"Peace"
- Now, God be thanked Who has matched us with His hour,
- And caught our youth, and wakened us from sleeping,
- With hand made sure, clear eye, and sharpened power,
- To turn, as swimmers into cleanness leaping,
- Glad from a world grown old and cold and weary,
- Leave the sick hearts that honor could not move,
- And half-men, and their dirty songs and dreary,
- And all the little emptiness of love!
- Oh! we, who have known shame, we have found release there,
- Where there’s no ill, no grief, but sleep has mending,
- Naught broken save this body, lost but breath;
- Nothing to shake the laughing heart’s long peace there
- But only agony, and that has ending;
- And the worst friend and enemy is but Death.
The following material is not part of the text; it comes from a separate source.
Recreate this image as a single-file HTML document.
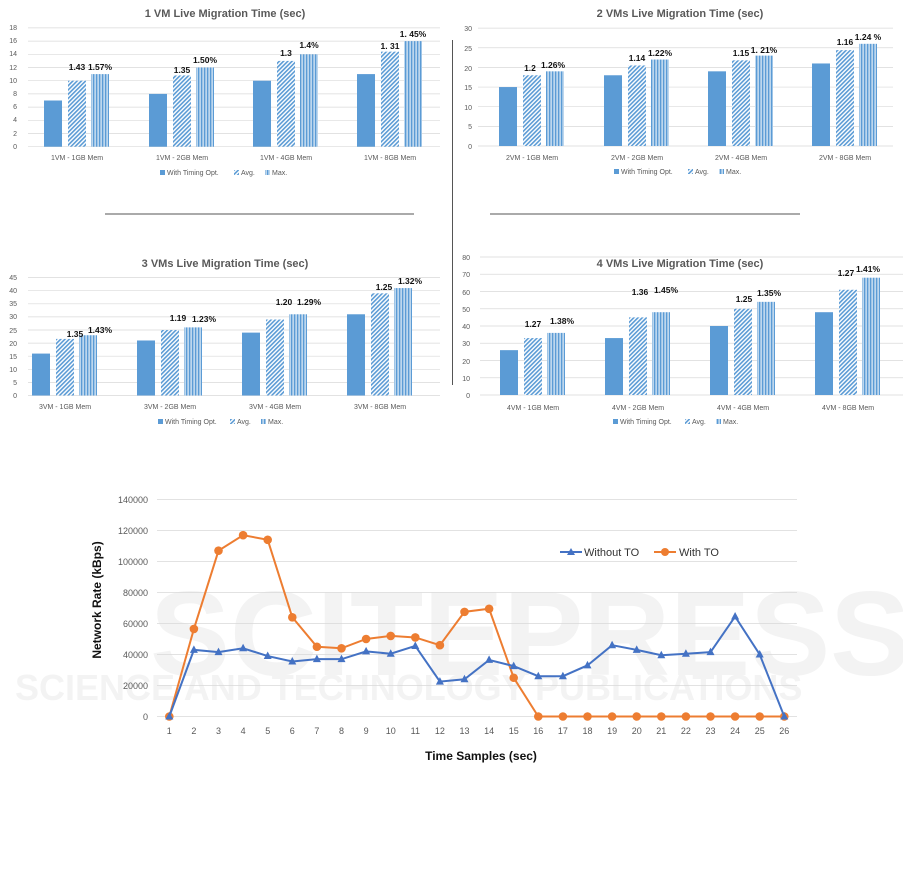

Rupert Brooke (1887–1915) was an English poet most famous for his war sonnets written during World War I (“If I should die, think only this of me:/That there’s some corner of a foreign field/ That is forever England…” etc.). Strikingly handsome, Brooke epitomized the youthful English flower mowed down by the cruelty of the so-called “Great War.” Ironically, although Brooke enlisted in the British Army to fight in the war, he died before seeing action, succumbing to an infected mosquito bite. Brooke was a representative of the Georgian poets and a member of the Bloomsbury group of writers. While some of his poetry is dated, other works have transcended their day — especially those like “Peace,” which appears in his most popular book, 1914 & Other Poems.